▶ Exercise prompt
Render the material again word for word, skipping the pictures in it.

>> START

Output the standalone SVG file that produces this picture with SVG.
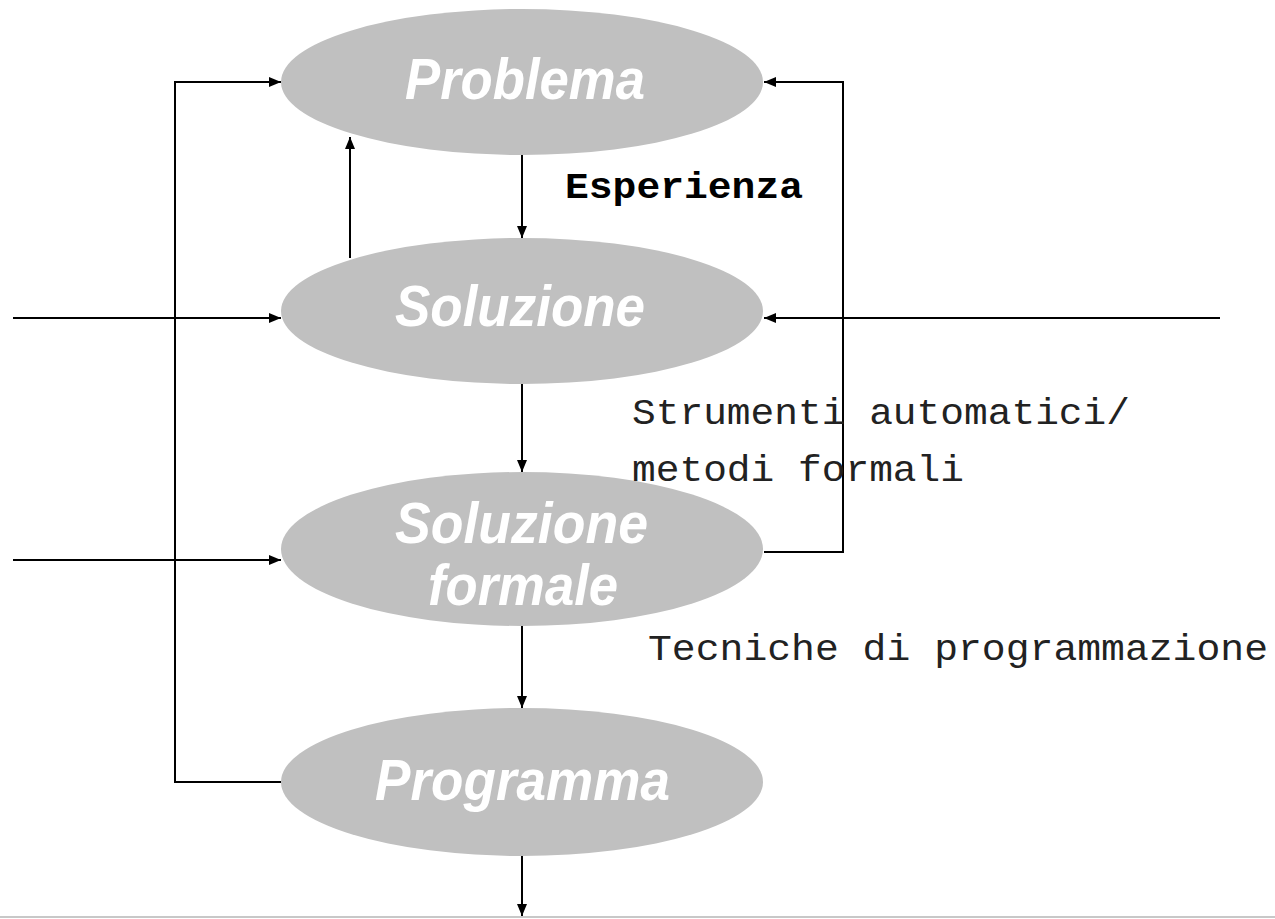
<svg xmlns="http://www.w3.org/2000/svg" width="1275" height="919" viewBox="0 0 1275 919">
  <style>
    .node { fill: #c0c0c0; }
    .label { fill: #ffffff; font-family: "Liberation Sans", Arial, sans-serif; font-weight: bold; font-style: italic; font-size: 58px; text-anchor: start; }
    .wire { fill: none; stroke: #000; stroke-width: 2; }
    .mono { font-family: "Liberation Mono", "Courier New", monospace; font-size: 36px; fill: #222; }
    .bold { font-weight: bold; fill: #000; }
  </style>
  <defs>
    <marker id="arrow" viewBox="0 0 12 10" refX="12" refY="5" markerWidth="12" markerHeight="10" markerUnits="userSpaceOnUse" orient="auto">
      <path d="M0,0 L12,5 L0,10 Z" fill="#000"/>
    </marker>
  </defs>
  <rect width="1275" height="919" fill="#ffffff"/>

  <g id="connectors">
    <!-- feedback loop on the left: Programma back to Problema -->
    <polyline class="wire" points="281,782 175,782 175,82 281,82" marker-end="url(#arrow)"/>
    <!-- Soluzione back up to Problema -->
    <line class="wire" x1="350" y1="258" x2="350" y2="137" marker-end="url(#arrow)"/>
    <!-- main chain -->
    <line class="wire" x1="522" y1="155" x2="522" y2="238" marker-end="url(#arrow)"/>
    <line class="wire" x1="522" y1="384" x2="522" y2="472" marker-end="url(#arrow)"/>
    <line class="wire" x1="522" y1="626" x2="522" y2="708" marker-end="url(#arrow)"/>
    <line class="wire" x1="522" y1="856" x2="522" y2="916" marker-end="url(#arrow)"/>
    <!-- external inputs -->
    <line class="wire" x1="13" y1="318" x2="281" y2="318" marker-end="url(#arrow)"/>
    <line class="wire" x1="13" y1="560" x2="281" y2="560" marker-end="url(#arrow)"/>
    <line class="wire" x1="1220" y1="318" x2="764" y2="318" marker-end="url(#arrow)"/>
    <!-- feedback loop on the right: Soluzione formale back to Problema -->
    <polyline class="wire" points="764,552 843,552 843,82 764,82" stroke-width="1.6" marker-end="url(#arrow)"/>
  </g>

  <g id="problema">
    <ellipse class="node" cx="522" cy="82" rx="241" ry="73"/>
    <text class="label" x="405" y="99" textLength="240" lengthAdjust="spacingAndGlyphs">Problema</text>
  </g>

  <g id="soluzione">
    <ellipse class="node" cx="522" cy="311" rx="241" ry="73"/>
    <text class="label" x="395" y="326" textLength="250" lengthAdjust="spacingAndGlyphs">Soluzione</text>
  </g>

  <g id="soluzione-formale">
    <ellipse class="node" cx="522" cy="549" rx="241" ry="77"/>
    <text class="label" x="395" y="543" textLength="253" lengthAdjust="spacingAndGlyphs">Soluzione</text>
    <text class="label" x="428" y="605" textLength="190" lengthAdjust="spacingAndGlyphs">formale</text>
  </g>

  <g id="programma">
    <ellipse class="node" cx="522" cy="782" rx="241" ry="74"/>
    <text class="label" x="375" y="800" textLength="295" lengthAdjust="spacingAndGlyphs">Programma</text>
  </g>

  <g id="edge-labels">
    <text class="mono bold" x="565" y="198" textLength="238" lengthAdjust="spacingAndGlyphs">Esperienza</text>
    <text class="mono" x="632" y="424" textLength="498" lengthAdjust="spacingAndGlyphs">Strumenti automatici/</text>
    <text class="mono" x="632" y="481" textLength="332" lengthAdjust="spacingAndGlyphs">metodi formali</text>
    <text class="mono" x="648" y="660" textLength="620" lengthAdjust="spacingAndGlyphs">Tecniche di programmazione</text>
  </g>

  <!-- page edge -->
  <line x1="0" y1="917" x2="1275" y2="917" stroke="#c8c8c8" stroke-width="2"/>
</svg>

>> END

▶ Output below
Output the standalone SVG file that produces this picture with SVG.
<svg xmlns="http://www.w3.org/2000/svg" width="1275" height="919" viewBox="0 0 1275 919">
  <style>
    .node { fill: #c0c0c0; }
    .label { fill: #ffffff; font-family: "Liberation Sans", Arial, sans-serif; font-weight: bold; font-style: italic; font-size: 58px; text-anchor: start; }
    .wire { fill: none; stroke: #000; stroke-width: 2; }
    .mono { font-family: "Liberation Mono", "Courier New", monospace; font-size: 36px; fill: #222; }
    .bold { font-weight: bold; fill: #000; }
  </style>
  <defs>
    <marker id="arrow" viewBox="0 0 12 10" refX="12" refY="5" markerWidth="12" markerHeight="10" markerUnits="userSpaceOnUse" orient="auto">
      <path d="M0,0 L12,5 L0,10 Z" fill="#000"/>
    </marker>
  </defs>
  <rect width="1275" height="919" fill="#ffffff"/>

  <g id="connectors">
    <!-- feedback loop on the left: Programma back to Problema -->
    <polyline class="wire" points="281,782 175,782 175,82 281,82" marker-end="url(#arrow)"/>
    <!-- Soluzione back up to Problema -->
    <line class="wire" x1="350" y1="258" x2="350" y2="137" marker-end="url(#arrow)"/>
    <!-- main chain -->
    <line class="wire" x1="522" y1="155" x2="522" y2="238" marker-end="url(#arrow)"/>
    <line class="wire" x1="522" y1="384" x2="522" y2="472" marker-end="url(#arrow)"/>
    <line class="wire" x1="522" y1="626" x2="522" y2="708" marker-end="url(#arrow)"/>
    <line class="wire" x1="522" y1="856" x2="522" y2="916" marker-end="url(#arrow)"/>
    <!-- external inputs -->
    <line class="wire" x1="13" y1="318" x2="281" y2="318" marker-end="url(#arrow)"/>
    <line class="wire" x1="13" y1="560" x2="281" y2="560" marker-end="url(#arrow)"/>
    <line class="wire" x1="1220" y1="318" x2="764" y2="318" marker-end="url(#arrow)"/>
    <!-- feedback loop on the right: Soluzione formale back to Problema -->
    <polyline class="wire" points="764,552 843,552 843,82 764,82" stroke-width="1.6" marker-end="url(#arrow)"/>
  </g>

  <g id="problema">
    <ellipse class="node" cx="522" cy="82" rx="241" ry="73"/>
    <text class="label" x="405" y="99" textLength="240" lengthAdjust="spacingAndGlyphs">Problema</text>
  </g>

  <g id="soluzione">
    <ellipse class="node" cx="522" cy="311" rx="241" ry="73"/>
    <text class="label" x="395" y="326" textLength="250" lengthAdjust="spacingAndGlyphs">Soluzione</text>
  </g>

  <g id="soluzione-formale">
    <ellipse class="node" cx="522" cy="549" rx="241" ry="77"/>
    <text class="label" x="395" y="543" textLength="253" lengthAdjust="spacingAndGlyphs">Soluzione</text>
    <text class="label" x="428" y="605" textLength="190" lengthAdjust="spacingAndGlyphs">formale</text>
  </g>

  <g id="programma">
    <ellipse class="node" cx="522" cy="782" rx="241" ry="74"/>
    <text class="label" x="375" y="800" textLength="295" lengthAdjust="spacingAndGlyphs">Programma</text>
  </g>

  <g id="edge-labels">
    <text class="mono bold" x="565" y="198" textLength="238" lengthAdjust="spacingAndGlyphs">Esperienza</text>
    <text class="mono" x="632" y="424" textLength="498" lengthAdjust="spacingAndGlyphs">Strumenti automatici/</text>
    <text class="mono" x="632" y="481" textLength="332" lengthAdjust="spacingAndGlyphs">metodi formali</text>
    <text class="mono" x="648" y="660" textLength="620" lengthAdjust="spacingAndGlyphs">Tecniche di programmazione</text>
  </g>

  <!-- page edge -->
  <line x1="0" y1="917" x2="1275" y2="917" stroke="#c8c8c8" stroke-width="2"/>
</svg>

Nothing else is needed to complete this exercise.